Liquid Chromatography coupled to tandem mass spectrometry (LC-MS/MS) is widely employed in proteomics studies. Most commonly, the tandem mass spectra (MS2) serve for identification, while MS1 is used for quantification. However, relying solely on MS2 introduces biases and results in incomplete coverage of the available signal in MS1. In addition, MS2 scans make up around 90% of all acquired scans, equivalent to ~75% of measurement time, however, yielding redundant information in multi-run experiments. To optimize the MS1 data utilization rate, we introduce Scan-Wise Activation and Peak Selection (SWAPS) for MS1-based joint identification and quantification of peptides, with the aim of reducing the dependency on MS2 scans, freeing up measurement time and increasing throughput.
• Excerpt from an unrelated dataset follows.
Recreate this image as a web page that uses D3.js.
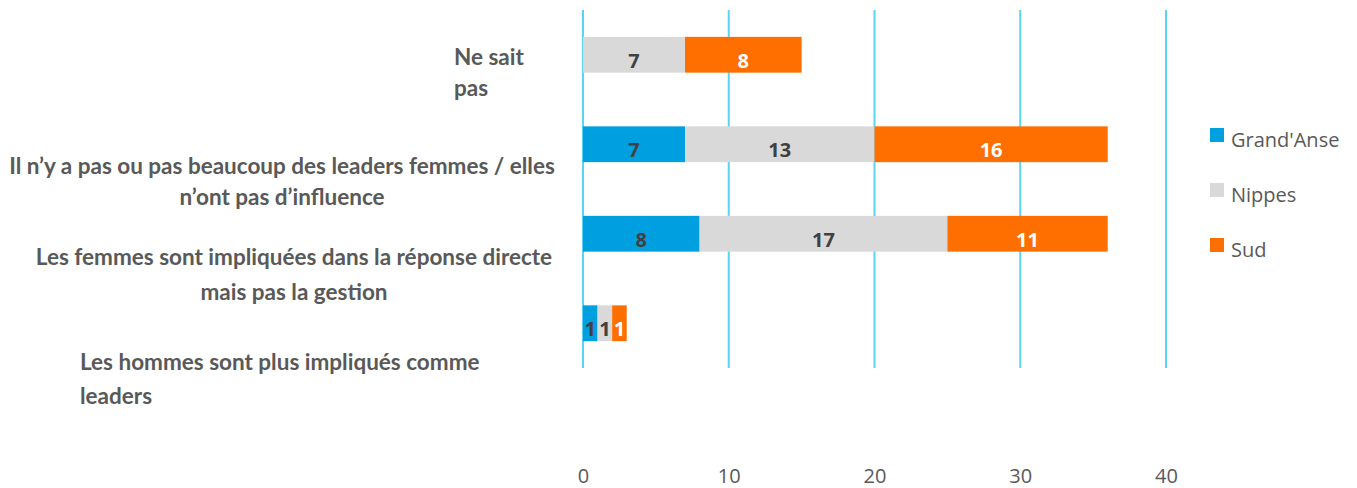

In SWAPS, MS1 signals are de-convoluted in a scan-by-scan manner. For each MS1 scan, we construct a dictionary of potential observable peptides from either an in silico digestion or prior deep proteome measurements, described by their accurate mass, isotope pattern, predicted retention time (RT), charge state, and ion mobility (IM). The joint identification and quantification are formulated as a sparse coding problem, i.e. finding a sparse representation of the spectrum in the form of a linear combination of dictionary peptides, termed scan-wise activation. Scan-wise activations are concatenated for each peptide to form activation curves, which represent the inferred elution profile of a peptide. As a post-processing step, a Convolution Neural Network (CNN) is trained to detect and classify peaks in an activation curve in case multiple activation peaks are generated by the sparse coding.
Our results reveal that with accurate RT from single-shot experiments, the correlation between quantification outcomes from SWAPS (solely utilizing MS1 data) and MaxQuant (utilizing both MS1 and MS2 data) achieves a Pearson correlation coefficient of 0.95. Moreover, SWAPS successfully identified and quantified 82% of all peptide sequences detected in a corresponding deep proteome measurement, compared to only 28% identified in the same data when using MaxQuant. With predicted RT, SWAPS tends to recover multiple activation peaks for each peptide, leading to overestimation in peptide quantification. However, with the CNN-based peak selection model, the true peak can be identified for 85% of the peptides, resulting in a final Pearson correlation of 0.78. We are currently working towards further improvement on peak selection accuracy by integrating ion mobility, as well as charge distribution and ionization efficiency.
In conclusion, we highlight the feasibility and potential of leveraging MS1 information with SWAPS, demonstrating the potential of achieving higher throughput and higher measurement depth without additional experimental effort, enhancing efficiency in proteomics analyses.